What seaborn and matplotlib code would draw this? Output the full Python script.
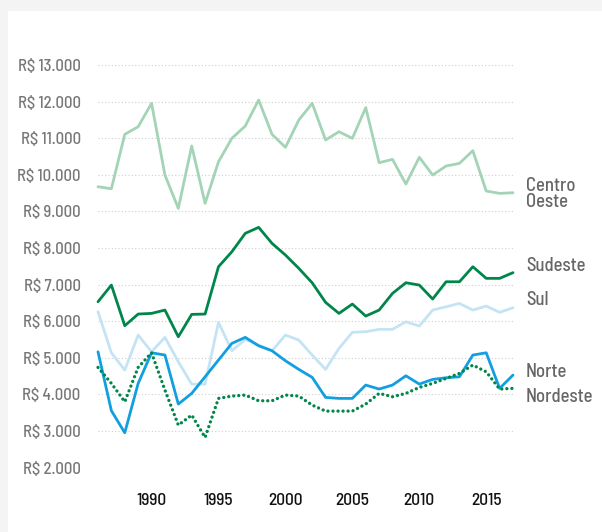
import matplotlib
matplotlib.use("Agg")
import matplotlib.pyplot as plt
import matplotlib.transforms as mtransforms
import seaborn as sns
import pandas as pd
from matplotlib import font_manager

years = list(range(1986, 2018))

centro_oeste = [9675, 9620, 11106, 11314, 11953, 9995, 9084, 10787, 9221, 10358,
                10997, 11333, 12044, 11106, 10751, 11497, 11953, 10951, 11178, 10997,
                11834, 10331, 10423, 9749, 10478, 9995, 10240, 10314, 10659, 9557,
                9494, 9510]
sudeste = [6533, 6989, 5878, 6197, 6215, 6306, 5577, 6188, 6197, 7490,
           7899, 8401, 8565, 8128, 7809, 7445, 7050, 6516, 6215, 6470,
           6142, 6306, 6762, 7052, 6989, 6607, 7079, 7079, 7490, 7172,
           7172, 7328]
sul = [6260, 5139, 4667, 5623, 5166, 5560, 4893, 4284, 4284, 5970,
       5194, 5503, 5350, 5194, 5623, 5486, 5077, 4686, 5260, 5697,
       5715, 5779, 5779, 5986, 5869, 6306, 6396, 6487, 6306, 6415,
       6243, 6369]
norte = [5166, 3556, 2954, 4303, 5139, 5077, 3738, 4030, 4484, 4940,
         5396, 5560, 5330, 5194, 4921, 4686, 4467, 3920, 3893, 3893,
         4257, 4148, 4257, 4511, 4284, 4412, 4457, 4484, 5077, 5139,
         4167, 4530]
nordeste = [4740, 4303, 3801, 4740, 5139, 4120, 3164, 3437, 2827, 3893,
            3956, 3984, 3828, 3828, 3984, 3956, 3710, 3546, 3546, 3546,
            3738, 4030, 3938, 4030, 4193, 4303, 4439, 4576, 4803, 4620,
            4148, 4167]

series_names = ["Centro Oeste", "Sudeste", "Sul", "Norte", "Nordeste"]
series_values = [centro_oeste, sudeste, sul, norte, nordeste]
label_texts = ["Centro\nOeste", "Sudeste", "Sul", "Norte", "Nordeste"]
y_ticks = [2000, 3000, 4000, 5000, 6000, 7000, 8000, 9000, 10000, 11000, 12000, 13000]
x_ticks = [1990, 1995, 2000, 2005, 2010, 2015]

# styling / layout
colors = ["#a3d4b6", "#00864a", "#c4e4f5", "#129fe0", "#00864a"]
label_y = [9481, 7516, 6579, 4620, 3921]

sns.set_theme(style="white")
avail = {f.name for f in font_manager.fontManager.ttflist}
fam = [f for f in ["Barlow Semi Condensed", "Roboto Condensed", "Liberation Sans Narrow",
                   "Roboto", "DejaVu Sans"] if f in avail]
plt.rcParams["font.family"] = fam
plt.rcParams["font.weight"] = 500

df = pd.DataFrame({"year": years * len(series_names),
                   "value": sum(series_values, []),
                   "region": sum([[n] * len(years) for n in series_names], [])})

W, H = 602, 532
fig = plt.figure(figsize=(W / 100, H / 100), dpi=100, facecolor="#f4f4f4")
bg = fig.add_axes([8 / W, 0, 1 - 8 / W, (H - 11) / H], zorder=-10)
bg.set_facecolor("white")
bg.set_xticks([]); bg.set_yticks([])
for s in bg.spines.values():
    s.set_visible(False)

ax = fig.add_axes([98 / W, (H - 467.7) / H, (513 - 98) / W, (467.7 - 65) / H], zorder=1)
ax.set_facecolor("none")

for name, c in zip(series_names, colors):
    sub = df[df.region == name]
    if name == "Nordeste":
        sns.lineplot(data=sub, x="year", y="value", ax=ax, color=c, lw=2.4,
                     legend=False, clip_on=False, zorder=3)
        ln = ax.lines[-1]
        ln.set_linestyle((0, (0.01, 1.5)))
        ln.set_dash_capstyle("round")
    else:
        sns.lineplot(data=sub, x="year", y="value", ax=ax, color=c, lw=2.0,
                     legend=False, clip_on=False, zorder=2)

ax.set_xlim(years[0], years[-1])
ax.set_ylim(2000, 13000)
ax.set_yticks(y_ticks)
ax.set_yticklabels([("R$ {:,}".format(v)).replace(",", ".") for v in y_ticks])
ax.set_xticks(x_ticks)
ax.set_xticklabels([str(v) for v in x_ticks])
ax.grid(axis="y", color="#cfcfcf", linestyle=(0, (1, 2)), lw=0.8)
ax.grid(axis="x", visible=False)
for s in ax.spines.values():
    s.set_visible(False)
ax.tick_params(axis="y", length=0, pad=12.5, labelsize=12, labelcolor="#777777")
ax.tick_params(axis="x", length=0, pad=18, labelsize=12.5, labelcolor="#111111")
ax.set_xlabel("")
ax.set_ylabel("")

trans = mtransforms.blended_transform_factory(ax.transAxes, ax.transData)
for t, y in zip(label_texts, label_y):
    ax.text(1 + 13 / 415, y, t, transform=trans, ha="left", va="center",
            fontsize=13.5, color="#666666", linespacing=0.85)

fig.savefig("out.png", dpi=100, facecolor=fig.get_facecolor())
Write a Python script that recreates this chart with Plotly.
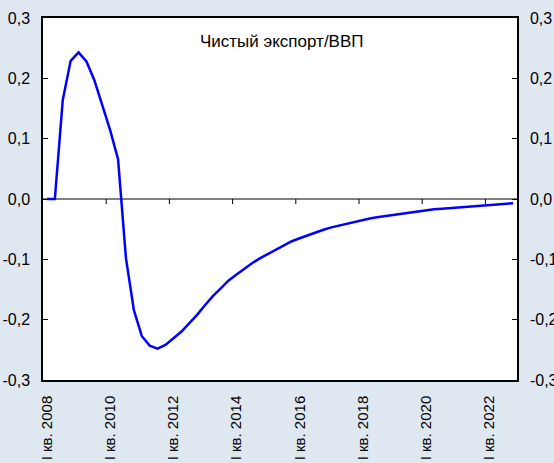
import plotly.graph_objects as go

# Quarterly series, I кв. 2008 – IV кв. 2022 (60 quarters)
quarters = [f"{q} кв. {y}" for y in range(2008, 2023) for q in ("I", "II", "III", "IV")]
net_export_gdp = [
    0.000, 0.000, 0.164, 0.229, 0.243, 0.228, 0.197, 0.157, 0.114, 0.066,
    -0.098, -0.184, -0.227, -0.243, -0.248, -0.242, -0.231, -0.220, -0.206, -0.192,
    -0.176, -0.161, -0.148, -0.135, -0.125, -0.115, -0.106, -0.098, -0.091, -0.085,
    -0.077, -0.070, -0.065, -0.060, -0.056, -0.051, -0.047, -0.044, -0.041, -0.037,
    -0.034, -0.032, -0.030, -0.028, -0.026, -0.024, -0.023, -0.021, -0.019, -0.017,
    -0.016, -0.015, -0.013, -0.012, -0.011, -0.010, -0.009, -0.009, -0.008, -0.007,
]
label_years = list(range(2008, 2023, 2))
x_labels = [f"I кв. {y}" for y in label_years]
y_ticks = [-0.3, -0.2, -0.1, 0.0, 0.1, 0.2, 0.3]
y_labels = ["-0,3", "-0,2", "-0,1", "0,0", "0,1", "0,2", "0,3"]
chart_title = "Чистый экспорт/ВВП"

idx = list(range(len(quarters)))
label_pos = [quarters.index(f"I кв. {y}") for y in label_years]
boundary_pos = [p - 0.5 for p in label_pos[1:]]

FONT = "Arial, Liberation Sans, sans-serif"

fig = go.Figure()
# invisible trace to activate the right-hand axis
fig.add_trace(go.Scatter(x=[0], y=[0], yaxis="y2", mode="markers",
                         marker=dict(opacity=0), showlegend=False, hoverinfo="skip"))
fig.add_trace(go.Scatter(
    x=idx, y=net_export_gdp, mode="lines",
    line=dict(color="#0000ff", width=2.5),
    hoverinfo="skip", showlegend=False,
))

# small category-boundary ticks hanging below the zero line
tick_shapes = [
    dict(type="line", xref="x", yref="y", ysizemode="pixel", yanchor=0,
         x0=b, x1=b, y0=0, y1=-5, line=dict(color="#000000", width=1))
    for b in boundary_pos
]

fig.update_layout(
    width=554, height=463,
    margin=dict(l=43, r=37, t=18, b=83),
    paper_bgcolor="#dfe7f1",
    plot_bgcolor="#ffffff",
    font=dict(family=FONT, size=16, color="#000000"),
    shapes=tick_shapes,
    xaxis=dict(
        range=[-0.5, len(quarters) - 0.5], automargin=False,
        tickmode="array", tickvals=label_pos, ticktext=x_labels,
        tickangle=-90, ticks="", ticklabelstandoff=8,
        tickfont=dict(size=15),
        showgrid=False, zeroline=False,
        showline=True, linecolor="#000000", linewidth=1.5, mirror=True,
    ),
    yaxis=dict(
        range=[-0.3, 0.3], automargin=False,
        tickmode="array", tickvals=y_ticks, ticktext=y_labels,
        ticks="inside", ticklen=5, tickwidth=1, tickcolor="#000000",
        ticklabelstandoff=8,
        showgrid=False,
        zeroline=True, zerolinecolor="#808080", zerolinewidth=2,
        showline=True, linecolor="#000000", linewidth=1.5,
    ),
    yaxis2=dict(
        overlaying="y", side="right", range=[-0.3, 0.3], automargin=False,
        tickmode="array", tickvals=y_ticks, ticktext=y_labels,
        ticks="inside", ticklen=5, tickwidth=1, tickcolor="#000000",
        ticklabelstandoff=8,
        showgrid=False, zeroline=False,
        showline=True, linecolor="#000000", linewidth=1.5,
    ),
    annotations=[dict(
        text=chart_title, xref="paper", yref="paper",
        x=0.505, y=0.935, xanchor="center", yanchor="middle",
        showarrow=False, font=dict(family=FONT, size=17, color="#000000"),
    )],
)

fig.write_html("out.html")
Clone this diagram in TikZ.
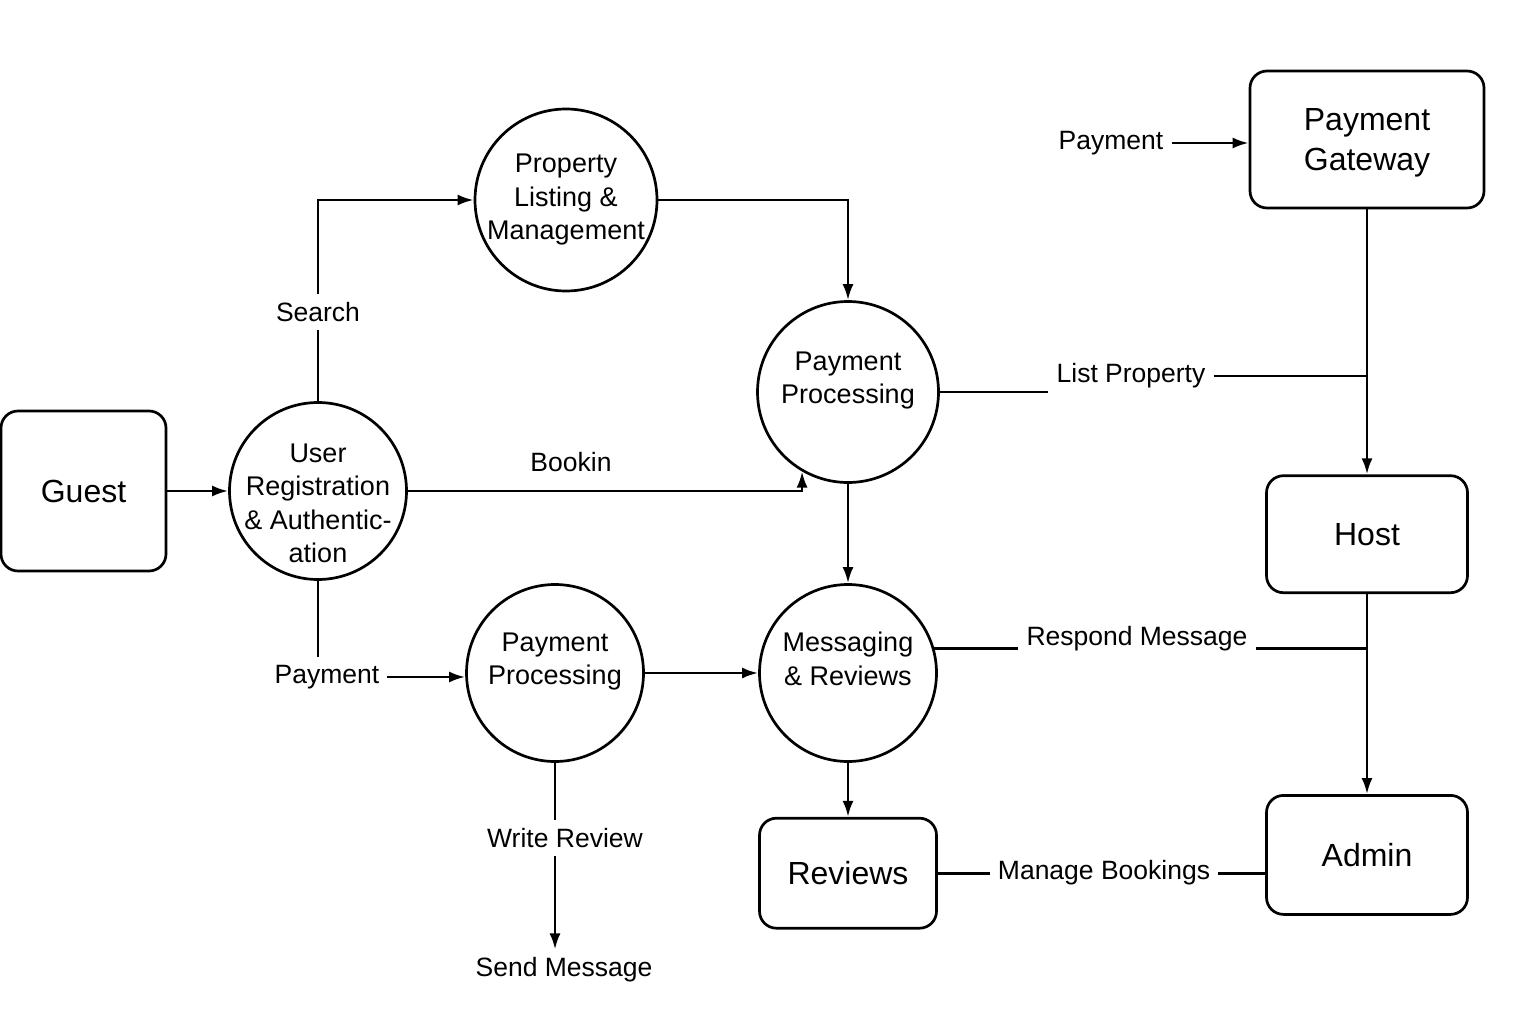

════════════════

**What is needed:**
Quote, please, every line of the material above from its start through the line that has "years = list(range(1986, 2018))", reproducing the words exactly and dropping any images.

**Output for this task:**
What seaborn and matplotlib code would draw this? Output the full Python script.
import matplotlib
matplotlib.use("Agg")
import matplotlib.pyplot as plt
import matplotlib.transforms as mtransforms
import seaborn as sns
import pandas as pd
from matplotlib import font_manager

years = list(range(1986, 2018))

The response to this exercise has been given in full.